"""
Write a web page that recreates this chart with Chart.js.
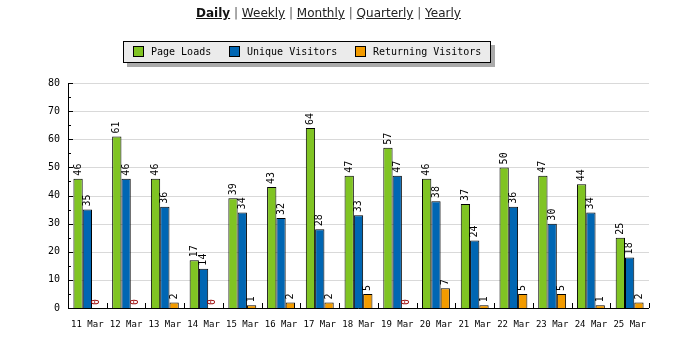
<!DOCTYPE html>
<html>
<head>
<meta charset="utf-8">
<script src="https://cdn.jsdelivr.net/npm/chart.js@4"></script>
<style>
  html, body { margin: 0; padding: 0; background: #fff; }
  #wrap { position: relative; width: 675px; height: 345px; overflow: hidden; }
  #c { position: absolute; left: 0; top: 0; }
  #nav { position: absolute; left: 0; top: 6px; width: 657px; text-align: center;
         font-family: "DejaVu Sans", sans-serif; font-size: 12px; line-height: 15px; color: #222; }
  #nav a { color: #222; text-decoration: underline; }
  #nav b a { font-weight: bold; color: #111; }
  #nav .sep { color: #555; }
  #legend { position: absolute; left: 123px; top: 41px; width: 366px; height: 20px;
            background: #ebebeb; border: 1px solid #000; box-shadow: 4px 4px 0 #aaa;
            font-family: "DejaVu Sans Mono", monospace; font-size: 10px; color: #000; }
  .li { position: absolute; top: 4px; line-height: 12px; white-space: nowrap; }
  .sw { display: inline-block; width: 9px; height: 9px; border: 1px solid #000; vertical-align: -2px; margin-right: 7px; }
</style>
</head>
<body>
<div id="wrap">
  <canvas id="c" width="675" height="345"></canvas>
  <div id="nav"><b><a>Daily</a></b> <span class="sep">|</span> <a>Weekly</a> <span class="sep">|</span> <a>Monthly</a> <span class="sep">|</span> <a>Quarterly</a> <span class="sep">|</span> <a>Yearly</a></div>
  <div id="legend">
    <span class="li" style="left:9px"><span class="sw" style="background:#80c423"></span>Page Loads</span>
    <span class="li" style="left:105px"><span class="sw" style="background:#0066b3"></span>Unique Visitors</span>
    <span class="li" style="left:231px"><span class="sw" style="background:#f29b00"></span>Returning Visitors</span>
  </div>
</div>
<script>
const categories = ["11 Mar","12 Mar","13 Mar","14 Mar","15 Mar","16 Mar","17 Mar","18 Mar","19 Mar","20 Mar","21 Mar","22 Mar","23 Mar","24 Mar","25 Mar"];
const pageLoads = [46,61,46,17,39,43,64,47,57,46,37,50,47,44,25];
const uniqueVisitors = [35,46,36,14,34,32,28,33,47,38,24,36,30,34,18];
const returningVisitors = [0,0,2,0,1,2,2,5,0,7,1,5,5,1,2];
const seriesNames = ["Page Loads","Unique Visitors","Returning Visitors"];
const seriesColors = ["#80c423","#0066b3","#f29b00"];

const mono = "'DejaVu Sans Mono', monospace";

const extras = {
  id: 'extras',
  beforeDatasetsDraw(chart) {
    const ctx = chart.ctx;
    const ca = chart.chartArea;
    const y = chart.scales.y;
    ctx.save();
    ctx.strokeStyle = '#d9d9d9';
    ctx.lineWidth = 1;
    ctx.beginPath();
    for (let v = 10; v <= 80; v += 10) {
      const py = Math.round(y.getPixelForValue(v)) + 0.5;
      ctx.moveTo(ca.left + 5, py);
      ctx.lineTo(ca.right, py);
    }
    ctx.stroke();
    ctx.restore();
  },
  afterDatasetsDraw(chart) {
    const ctx = chart.ctx;
    const ca = chart.chartArea;
    const y = chart.scales.y;
    ctx.save();
    ctx.strokeStyle = '#000';
    ctx.lineWidth = 1;
    ctx.beginPath();
    ctx.moveTo(Math.round(ca.left) + 0.5, ca.top);
    ctx.lineTo(Math.round(ca.left) + 0.5, Math.round(ca.bottom) + 0.5);
    ctx.lineTo(ca.right, Math.round(ca.bottom) + 0.5);
    ctx.stroke();
    ctx.beginPath();
    for (let v = 0; v <= 80; v += 5) {
      const py = Math.round(y.getPixelForValue(v)) + 0.5;
      const len = (v % 10 === 0) ? 5 : 3;
      ctx.moveTo(ca.left, py);
      ctx.lineTo(ca.left + len, py);
    }
    const n = categories.length;
    const w = (ca.right - ca.left) / n;
    for (let i = 1; i <= n; i++) {
      const px = Math.round(ca.left + i * w) + 0.5;
      ctx.moveTo(px, ca.bottom);
      ctx.lineTo(px, ca.bottom - 5);
    }
    ctx.stroke();
    chart.data.datasets.forEach((ds, di) => {
      const meta = chart.getDatasetMeta(di);
      meta.data.forEach((bar, i) => {
        const v = ds.data[i];
        ctx.save();
        ctx.font = "10px " + mono;
        ctx.translate(bar.x, bar.y - 3);
        ctx.rotate(-Math.PI / 2);
        ctx.fillStyle = v === 0 ? '#990000' : '#000';
        ctx.textAlign = 'left';
        ctx.textBaseline = 'middle';
        ctx.fillText(String(v), 0, 0);
        ctx.restore();
      });
    });
    ctx.restore();
  }
};

new Chart(document.getElementById('c'), {
  type: 'bar',
  data: {
    labels: categories,
    datasets: [pageLoads, uniqueVisitors, returningVisitors].map((d, i) => ({
      label: seriesNames[i],
      data: d,
      backgroundColor: seriesColors[i],
      borderColor: '#000',
      borderWidth: 1,
      borderSkipped: 'bottom',
      categoryPercentage: 0.72,
      barPercentage: 1.0
    }))
  },
  options: {
    responsive: false,
    animation: false,
    devicePixelRatio: 1,
    layout: { padding: { left: 0, top: 83, right: 26, bottom: 0 } },
    plugins: { legend: { display: false }, tooltip: { enabled: false } },
    scales: {
      x: {
        grid: { display: false, drawTicks: false },
        border: { display: false },
        ticks: { color: '#000', font: { family: mono, size: 9 }, autoSkip: false, maxRotation: 0, minRotation: 0, padding: 11 },
        afterFit(s) { s.height = 37; }
      },
      y: {
        min: 0, max: 80,
        grid: { display: false, drawTicks: false },
        border: { display: false },
        ticks: { stepSize: 10, color: '#000', font: { family: mono, size: 10 }, padding: 8 },
        afterFit(s) { s.width = 68; }
      }
    }
  },
  plugins: [extras]
});
</script>
</body>
</html>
"""
Omit every picture, then reproduce the rest of the listing exactly.

Write a web page that recreates this chart with Chart.js.
<!DOCTYPE html>
<html>
<head>
<meta charset="utf-8">
<script src="https://cdn.jsdelivr.net/npm/chart.js@4"></script>
<style>
  html, body { margin: 0; padding: 0; background: #fff; }
  #wrap { position: relative; width: 675px; height: 345px; overflow: hidden; }
  #c { position: absolute; left: 0; top: 0; }
  #nav { position: absolute; left: 0; top: 6px; width: 657px; text-align: center;
         font-family: "DejaVu Sans", sans-serif; font-size: 12px; line-height: 15px; color: #222; }
  #nav a { color: #222; text-decoration: underline; }
  #nav b a { font-weight: bold; color: #111; }
  #nav .sep { color: #555; }
  #legend { position: absolute; left: 123px; top: 41px; width: 366px; height: 20px;
            background: #ebebeb; border: 1px solid #000; box-shadow: 4px 4px 0 #aaa;
            font-family: "DejaVu Sans Mono", monospace; font-size: 10px; color: #000; }
  .li { position: absolute; top: 4px; line-height: 12px; white-space: nowrap; }
  .sw { display: inline-block; width: 9px; height: 9px; border: 1px solid #000; vertical-align: -2px; margin-right: 7px; }
</style>
</head>
<body>
<div id="wrap">
  <canvas id="c" width="675" height="345"></canvas>
  <div id="nav"><b><a>Daily</a></b> <span class="sep">|</span> <a>Weekly</a> <span class="sep">|</span> <a>Monthly</a> <span class="sep">|</span> <a>Quarterly</a> <span class="sep">|</span> <a>Yearly</a></div>
  <div id="legend">
    <span class="li" style="left:9px"><span class="sw" style="background:#80c423"></span>Page Loads</span>
    <span class="li" style="left:105px"><span class="sw" style="background:#0066b3"></span>Unique Visitors</span>
    <span class="li" style="left:231px"><span class="sw" style="background:#f29b00"></span>Returning Visitors</span>
  </div>
</div>
<script>
const categories = ["11 Mar","12 Mar","13 Mar","14 Mar","15 Mar","16 Mar","17 Mar","18 Mar","19 Mar","20 Mar","21 Mar","22 Mar","23 Mar","24 Mar","25 Mar"];
const pageLoads = [46,61,46,17,39,43,64,47,57,46,37,50,47,44,25];
const uniqueVisitors = [35,46,36,14,34,32,28,33,47,38,24,36,30,34,18];
const returningVisitors = [0,0,2,0,1,2,2,5,0,7,1,5,5,1,2];
const seriesNames = ["Page Loads","Unique Visitors","Returning Visitors"];
const seriesColors = ["#80c423","#0066b3","#f29b00"];

const mono = "'DejaVu Sans Mono', monospace";

const extras = {
  id: 'extras',
  beforeDatasetsDraw(chart) {
    const ctx = chart.ctx;
    const ca = chart.chartArea;
    const y = chart.scales.y;
    ctx.save();
    ctx.strokeStyle = '#d9d9d9';
    ctx.lineWidth = 1;
    ctx.beginPath();
    for (let v = 10; v <= 80; v += 10) {
      const py = Math.round(y.getPixelForValue(v)) + 0.5;
      ctx.moveTo(ca.left + 5, py);
      ctx.lineTo(ca.right, py);
    }
    ctx.stroke();
    ctx.restore();
  },
  afterDatasetsDraw(chart) {
    const ctx = chart.ctx;
    const ca = chart.chartArea;
    const y = chart.scales.y;
    ctx.save();
    ctx.strokeStyle = '#000';
    ctx.lineWidth = 1;
    ctx.beginPath();
    ctx.moveTo(Math.round(ca.left) + 0.5, ca.top);
    ctx.lineTo(Math.round(ca.left) + 0.5, Math.round(ca.bottom) + 0.5);
    ctx.lineTo(ca.right, Math.round(ca.bottom) + 0.5);
    ctx.stroke();
    ctx.beginPath();
    for (let v = 0; v <= 80; v += 5) {
      const py = Math.round(y.getPixelForValue(v)) + 0.5;
      const len = (v % 10 === 0) ? 5 : 3;
      ctx.moveTo(ca.left, py);
      ctx.lineTo(ca.left + len, py);
    }
    const n = categories.length;
    const w = (ca.right - ca.left) / n;
    for (let i = 1; i <= n; i++) {
      const px = Math.round(ca.left + i * w) + 0.5;
      ctx.moveTo(px, ca.bottom);
      ctx.lineTo(px, ca.bottom - 5);
    }
    ctx.stroke();
    chart.data.datasets.forEach((ds, di) => {
      const meta = chart.getDatasetMeta(di);
      meta.data.forEach((bar, i) => {
        const v = ds.data[i];
        ctx.save();
        ctx.font = "10px " + mono;
        ctx.translate(bar.x, bar.y - 3);
        ctx.rotate(-Math.PI / 2);
        ctx.fillStyle = v === 0 ? '#990000' : '#000';
        ctx.textAlign = 'left';
        ctx.textBaseline = 'middle';
        ctx.fillText(String(v), 0, 0);
        ctx.restore();
      });
    });
    ctx.restore();
  }
};

new Chart(document.getElementById('c'), {
  type: 'bar',
  data: {
    labels: categories,
    datasets: [pageLoads, uniqueVisitors, returningVisitors].map((d, i) => ({
      label: seriesNames[i],
      data: d,
      backgroundColor: seriesColors[i],
      borderColor: '#000',
      borderWidth: 1,
      borderSkipped: 'bottom',
      categoryPercentage: 0.72,
      barPercentage: 1.0
    }))
  },
  options: {
    responsive: false,
    animation: false,
    devicePixelRatio: 1,
    layout: { padding: { left: 0, top: 83, right: 26, bottom: 0 } },
    plugins: { legend: { display: false }, tooltip: { enabled: false } },
    scales: {
      x: {
        grid: { display: false, drawTicks: false },
        border: { display: false },
        ticks: { color: '#000', font: { family: mono, size: 9 }, autoSkip: false, maxRotation: 0, minRotation: 0, padding: 11 },
        afterFit(s) { s.height = 37; }
      },
      y: {
        min: 0, max: 80,
        grid: { display: false, drawTicks: false },
        border: { display: false },
        ticks: { stepSize: 10, color: '#000', font: { family: mono, size: 10 }, padding: 8 },
        afterFit(s) { s.width = 68; }
      }
    }
  },
  plugins: [extras]
});
</script>
</body>
</html>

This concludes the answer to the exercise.